## Task description
Retype the lines beneath this one, from the first through the line containing "ax = fig.add_axes([0, 0, 1, 1])". Pictures are left out.

──────── Rows ────────

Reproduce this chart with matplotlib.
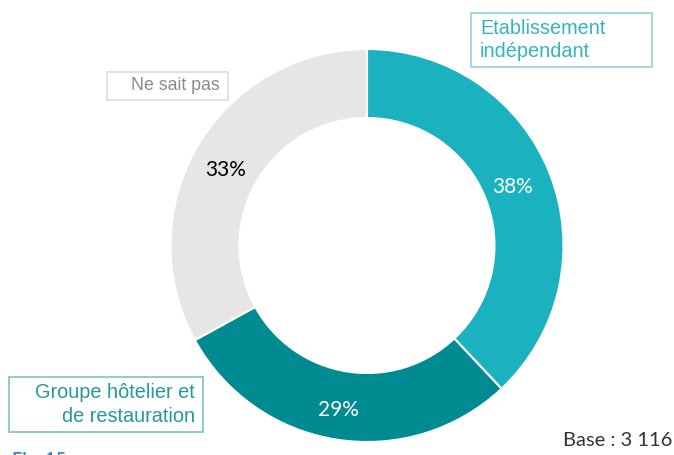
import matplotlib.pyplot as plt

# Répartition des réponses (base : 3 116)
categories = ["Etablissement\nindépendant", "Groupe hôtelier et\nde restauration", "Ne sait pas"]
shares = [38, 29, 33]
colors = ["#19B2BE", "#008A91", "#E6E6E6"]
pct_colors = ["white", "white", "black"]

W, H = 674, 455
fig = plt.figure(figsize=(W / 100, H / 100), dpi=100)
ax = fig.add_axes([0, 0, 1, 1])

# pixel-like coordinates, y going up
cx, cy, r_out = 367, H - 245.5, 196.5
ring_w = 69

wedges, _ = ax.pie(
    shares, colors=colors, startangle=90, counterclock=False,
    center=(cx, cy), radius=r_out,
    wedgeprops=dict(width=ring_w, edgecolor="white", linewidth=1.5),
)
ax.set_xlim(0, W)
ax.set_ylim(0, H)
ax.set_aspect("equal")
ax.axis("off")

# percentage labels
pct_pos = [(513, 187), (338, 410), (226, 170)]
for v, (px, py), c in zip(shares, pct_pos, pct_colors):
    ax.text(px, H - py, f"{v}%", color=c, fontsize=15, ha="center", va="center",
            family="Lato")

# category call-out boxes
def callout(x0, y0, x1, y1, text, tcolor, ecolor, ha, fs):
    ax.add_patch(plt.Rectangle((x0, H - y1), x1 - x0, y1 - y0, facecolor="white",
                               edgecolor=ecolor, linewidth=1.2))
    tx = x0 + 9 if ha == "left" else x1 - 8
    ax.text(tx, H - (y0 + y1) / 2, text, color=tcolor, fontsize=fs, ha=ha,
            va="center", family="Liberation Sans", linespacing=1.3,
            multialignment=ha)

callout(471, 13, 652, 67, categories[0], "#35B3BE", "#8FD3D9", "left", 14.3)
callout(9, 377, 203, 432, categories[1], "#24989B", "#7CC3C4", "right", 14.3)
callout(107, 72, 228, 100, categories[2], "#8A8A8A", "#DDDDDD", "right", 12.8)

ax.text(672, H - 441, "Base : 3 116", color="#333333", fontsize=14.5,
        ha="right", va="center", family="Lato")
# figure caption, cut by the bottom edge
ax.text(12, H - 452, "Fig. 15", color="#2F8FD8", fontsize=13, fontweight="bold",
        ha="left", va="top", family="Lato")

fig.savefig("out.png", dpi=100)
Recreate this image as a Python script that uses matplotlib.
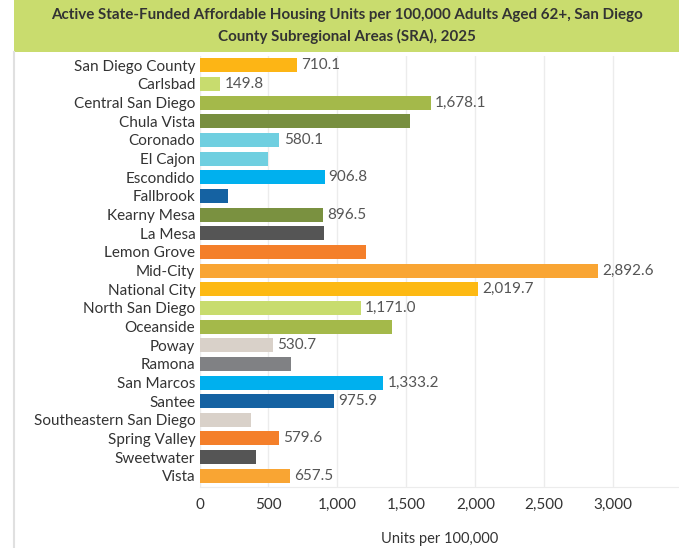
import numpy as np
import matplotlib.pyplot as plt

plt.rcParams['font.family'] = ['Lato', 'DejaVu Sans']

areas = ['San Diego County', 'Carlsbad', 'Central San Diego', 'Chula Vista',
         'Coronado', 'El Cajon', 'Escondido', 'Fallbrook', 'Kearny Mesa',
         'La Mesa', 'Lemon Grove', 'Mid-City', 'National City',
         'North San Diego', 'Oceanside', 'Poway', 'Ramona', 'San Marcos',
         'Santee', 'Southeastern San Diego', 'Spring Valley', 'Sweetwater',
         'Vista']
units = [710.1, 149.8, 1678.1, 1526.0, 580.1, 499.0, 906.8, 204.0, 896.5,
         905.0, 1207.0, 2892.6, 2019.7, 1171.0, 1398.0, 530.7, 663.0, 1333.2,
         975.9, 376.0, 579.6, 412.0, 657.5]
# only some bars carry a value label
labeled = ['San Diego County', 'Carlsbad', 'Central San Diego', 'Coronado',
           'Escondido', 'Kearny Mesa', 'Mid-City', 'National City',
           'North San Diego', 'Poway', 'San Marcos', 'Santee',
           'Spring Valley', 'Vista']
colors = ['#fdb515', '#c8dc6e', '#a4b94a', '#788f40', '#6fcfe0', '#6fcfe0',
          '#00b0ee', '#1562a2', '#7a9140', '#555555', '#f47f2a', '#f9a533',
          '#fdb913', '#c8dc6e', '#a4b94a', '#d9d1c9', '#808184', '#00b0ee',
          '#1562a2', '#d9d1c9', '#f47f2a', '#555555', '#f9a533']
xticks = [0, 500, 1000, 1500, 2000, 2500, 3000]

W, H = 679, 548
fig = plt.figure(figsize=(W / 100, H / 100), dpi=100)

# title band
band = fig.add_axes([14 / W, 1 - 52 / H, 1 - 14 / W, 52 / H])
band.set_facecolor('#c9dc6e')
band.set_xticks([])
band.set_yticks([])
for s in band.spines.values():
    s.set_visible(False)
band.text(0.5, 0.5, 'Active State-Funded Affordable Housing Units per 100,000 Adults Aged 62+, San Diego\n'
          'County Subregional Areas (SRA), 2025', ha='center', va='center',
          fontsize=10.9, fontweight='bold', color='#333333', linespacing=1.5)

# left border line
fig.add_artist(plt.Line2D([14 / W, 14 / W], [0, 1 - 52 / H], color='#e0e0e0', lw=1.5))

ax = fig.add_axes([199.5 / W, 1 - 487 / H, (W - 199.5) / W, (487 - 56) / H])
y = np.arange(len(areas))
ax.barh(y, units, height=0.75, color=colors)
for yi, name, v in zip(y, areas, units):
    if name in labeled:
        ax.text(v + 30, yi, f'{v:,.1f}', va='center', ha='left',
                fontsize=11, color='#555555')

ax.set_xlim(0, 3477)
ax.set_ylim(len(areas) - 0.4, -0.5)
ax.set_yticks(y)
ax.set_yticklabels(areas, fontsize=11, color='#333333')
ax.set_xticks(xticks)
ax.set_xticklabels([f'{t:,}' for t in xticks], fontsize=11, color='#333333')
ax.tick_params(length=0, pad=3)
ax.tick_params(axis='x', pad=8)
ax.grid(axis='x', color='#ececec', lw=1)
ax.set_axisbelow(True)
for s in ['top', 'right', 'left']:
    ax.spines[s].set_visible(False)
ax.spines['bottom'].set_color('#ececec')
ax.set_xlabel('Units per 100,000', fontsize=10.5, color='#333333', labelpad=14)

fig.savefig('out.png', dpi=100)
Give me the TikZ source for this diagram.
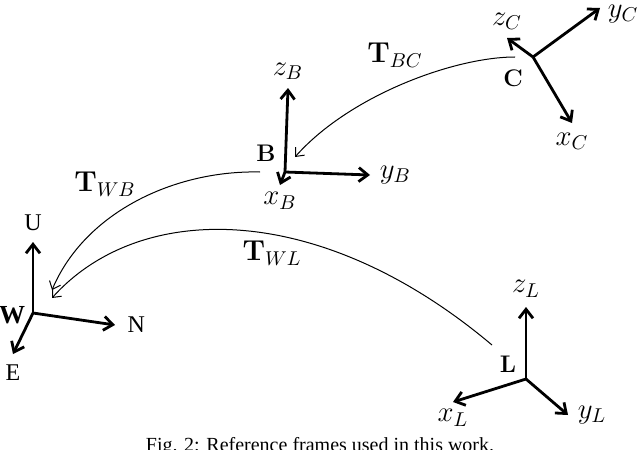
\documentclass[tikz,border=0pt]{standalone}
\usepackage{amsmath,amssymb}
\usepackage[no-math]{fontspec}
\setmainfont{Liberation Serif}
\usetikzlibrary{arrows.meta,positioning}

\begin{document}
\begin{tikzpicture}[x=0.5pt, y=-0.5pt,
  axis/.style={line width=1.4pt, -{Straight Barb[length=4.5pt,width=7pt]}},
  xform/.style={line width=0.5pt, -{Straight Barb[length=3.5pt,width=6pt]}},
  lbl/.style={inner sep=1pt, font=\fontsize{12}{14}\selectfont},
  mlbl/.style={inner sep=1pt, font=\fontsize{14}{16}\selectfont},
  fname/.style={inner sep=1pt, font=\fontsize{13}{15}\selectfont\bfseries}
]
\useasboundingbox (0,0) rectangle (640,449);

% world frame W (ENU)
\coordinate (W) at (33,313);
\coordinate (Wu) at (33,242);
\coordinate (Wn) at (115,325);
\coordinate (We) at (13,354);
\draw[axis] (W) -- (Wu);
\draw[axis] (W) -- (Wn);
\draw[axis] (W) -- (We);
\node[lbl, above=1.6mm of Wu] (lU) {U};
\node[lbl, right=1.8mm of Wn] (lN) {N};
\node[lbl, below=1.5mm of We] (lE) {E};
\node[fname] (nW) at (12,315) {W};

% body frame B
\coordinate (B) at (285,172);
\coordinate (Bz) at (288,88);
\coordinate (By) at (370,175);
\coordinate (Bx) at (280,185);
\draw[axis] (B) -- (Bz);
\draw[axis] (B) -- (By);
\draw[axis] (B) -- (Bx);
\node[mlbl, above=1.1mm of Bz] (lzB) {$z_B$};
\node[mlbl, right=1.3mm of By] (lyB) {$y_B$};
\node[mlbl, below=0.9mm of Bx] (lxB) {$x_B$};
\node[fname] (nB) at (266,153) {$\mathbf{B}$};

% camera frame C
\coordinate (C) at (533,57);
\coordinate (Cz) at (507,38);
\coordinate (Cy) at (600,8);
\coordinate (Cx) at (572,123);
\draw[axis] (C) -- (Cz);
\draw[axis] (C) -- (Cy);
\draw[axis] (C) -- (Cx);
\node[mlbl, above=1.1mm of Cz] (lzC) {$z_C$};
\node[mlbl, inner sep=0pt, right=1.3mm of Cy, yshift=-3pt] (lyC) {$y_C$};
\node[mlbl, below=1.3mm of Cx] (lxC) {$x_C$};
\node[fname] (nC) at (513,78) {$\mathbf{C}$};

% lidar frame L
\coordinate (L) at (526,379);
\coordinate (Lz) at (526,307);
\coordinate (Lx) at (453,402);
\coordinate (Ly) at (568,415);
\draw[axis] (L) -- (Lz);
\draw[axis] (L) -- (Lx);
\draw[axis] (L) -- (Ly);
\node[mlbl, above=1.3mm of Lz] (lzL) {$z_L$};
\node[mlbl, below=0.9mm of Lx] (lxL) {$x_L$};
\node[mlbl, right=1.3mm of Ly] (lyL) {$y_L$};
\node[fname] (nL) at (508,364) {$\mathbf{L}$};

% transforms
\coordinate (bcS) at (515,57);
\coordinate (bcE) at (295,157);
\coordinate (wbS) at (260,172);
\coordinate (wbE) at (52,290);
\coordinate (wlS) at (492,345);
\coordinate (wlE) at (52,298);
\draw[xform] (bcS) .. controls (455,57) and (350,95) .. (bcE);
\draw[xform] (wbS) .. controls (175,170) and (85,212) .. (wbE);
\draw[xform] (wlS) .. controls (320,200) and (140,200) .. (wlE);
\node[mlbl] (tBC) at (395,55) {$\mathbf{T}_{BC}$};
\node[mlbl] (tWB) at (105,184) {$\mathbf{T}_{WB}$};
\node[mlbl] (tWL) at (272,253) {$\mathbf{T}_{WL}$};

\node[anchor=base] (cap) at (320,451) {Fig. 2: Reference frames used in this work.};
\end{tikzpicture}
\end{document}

────────

## Answer to the exercise
Reproduce this chart with matplotlib.
import matplotlib.pyplot as plt

# Répartition des réponses (base : 3 116)
categories = ["Etablissement\nindépendant", "Groupe hôtelier et\nde restauration", "Ne sait pas"]
shares = [38, 29, 33]
colors = ["#19B2BE", "#008A91", "#E6E6E6"]
pct_colors = ["white", "white", "black"]

W, H = 674, 455
fig = plt.figure(figsize=(W / 100, H / 100), dpi=100)
ax = fig.add_axes([0, 0, 1, 1])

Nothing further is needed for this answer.